Assim penso que, um pouco diferente de bons filmes, boas séries jamais podem existir sem boas histórias. Boa direção ainda pode salvar uma boa história quando falamos de filmes, mas dificilmente uma boa direção salva uma série com uma história ruim. Em seriados, estamos falando de episódios, temporadas, anos e anos de construção de personagens, seus arcos e suas tramas, e para isso é essencial que o roteiro seja o principal foco para um desenvolvimento coerente e satisfatório. É necessário que exista quem saiba iniciar histórias, mas melhor ainda, quem saiba encerrá-las. O que diferencia uma série com prazo de validade de uma série marcante que resiste aos efeitos do tempo como Família Soprano, Mad Men e Breaking Bad, é a forma como roteiristas conseguem desdobrar uma situação inicial aparentemente simples de um piloto em algo exponencialmente mais complexo sem perder o controle.

Afinal, quem poderá dizer que se esqueceu do final de Breaking Bad? Com certeza uma quantidade bem menor de pessoas do que as que irão dizer que se esqueceram do final de La Casa de Papel. Eu mesma já não lembro mais o final de Round 6, e acho que posso dizer com certa segurança que parte significativa da audiência também terá dificuldade em lembrar quando a próxima temporada chegar na plataforma, emplacando por uma mais semana o top 1 no ranking. São séries com prazo de validade pré-determinado, descartáveis desde seu princípio e, irremediavelmente, esquecíveis. Não importa o sucesso que façam na sua estreia, em breve é certo que serão apenas mais uma “trend” das redes sociais, jamais parte integrante da história a ponto de serem verdadeiramente relevantes.

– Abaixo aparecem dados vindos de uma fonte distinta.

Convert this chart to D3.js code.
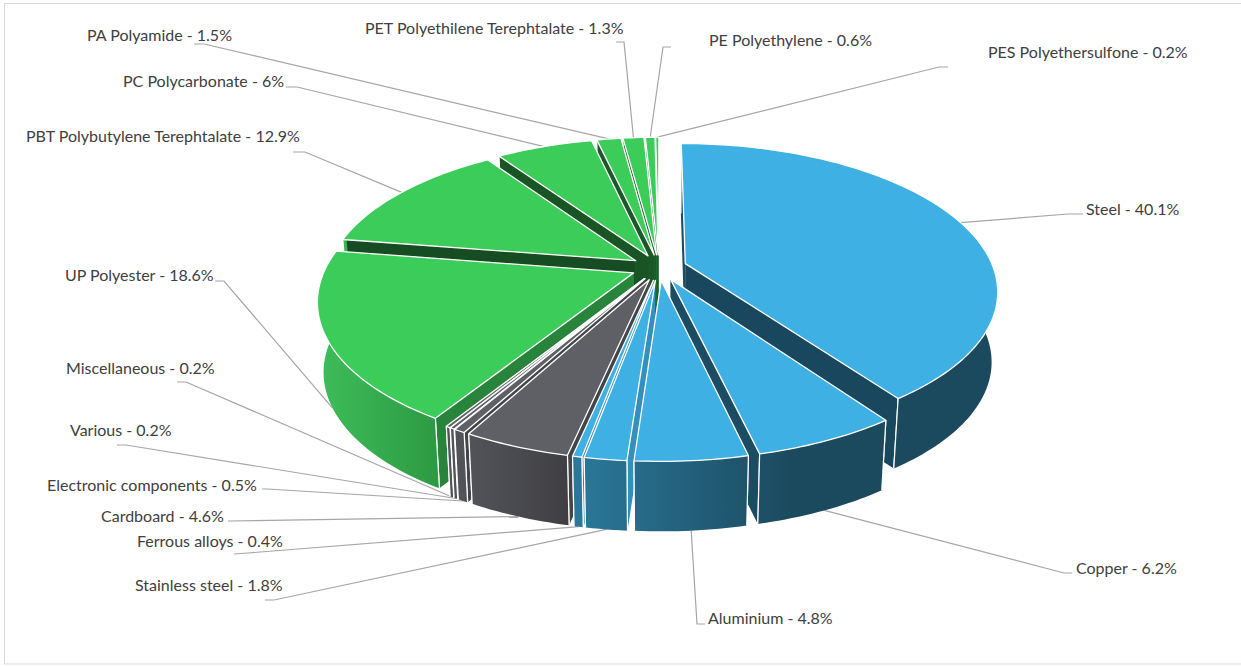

Em contraponto às séries fast-food, cada vez mais o número de minisséries tem crescido nas plataformas de streaming, mostrando existir uma tendência louvável pela escolha desse formato mais breve, no entanto com o objetivo de preservar a qualidade das histórias. Nesse sentido, não há muito mistério: quanto menos se prolonga uma história, maior a possibilidade de se obter sucesso ao encerrar a mesma. Existe uma quantidade muito maior de minisséries aclamadas, como Chernobyl, Cenas de Um Casamento, Gambito da Rainha, Olhos Que Condenam, dentre outros exemplos, do que de séries aclamadas que se prolongam indefinidamente. A nível de exemplo, Big Little Lies foi um sucesso de crítica e público na primeira temporada, mas já não conseguiu se manter na mesma situação com a segunda. O mesmo com O Conto da Aia, que foi perdendo força à medida que perdeu o domínio sobre a própria história.

Para os próximos anos, para além de uma maior quantidade de minisséries, existe algo que se pode aproveitar de séries que antecederam a existência do streaming mas que souberam qual o segredo para se manterem relevantes: ter domínio sobre a sua própria história. Assim, nosso interesse no formato em meio ao mundo ansioso de hoje em dia poderá ser ressignificado como algo que vai além do entretenimento pelo entretenimento, abrindo caminho para a criação de novos marcos televisivos, precedente que já vem sendo aberto com séries como Succession e Ozark. Indo para sua quarta e última temporada, Ozark é um exemplo de série que assume a posição corajosa de encerrar sua própria história quando assim faz sentido e, mesmo diante da aclamação do público e da crítica, reivindica o precioso momento de encerrar sua história com justa coerência.

A tendência é que, ao menos nos streamings, minisséries e exemplos de exceções como Ozark sirvam como opção para aqueles que sentem saudade de uma série bem construída, com início, meio e fim. E talvez isso explique que não se trata de um problema único aquele que estamos enfrentando. A crise criativa acomete todos os setores da indústria, e talvez não pela escassez de bons criadores de histórias ou de um público menos ávido por elas, mas pela possibilidade infinda de monetização desses grandes sucessos efêmeros, o que realmente culpo pelo evidente investimento em massa em histórias repetidas e o apelo dos reboots e remakes, apenas pela certeza de que nos vencerão mais pela nostalgia do que pela qualidade. De todo modo, sigo com esperança de que possamos testemunhar novos marcos na história do formato, nem que para isso seja preciso que mudemos nosso olhar para melhor aproveitar histórias e construções precisas, sem que a necessidade quase patológica da “renovação” seja sempre nossa maior prioridade.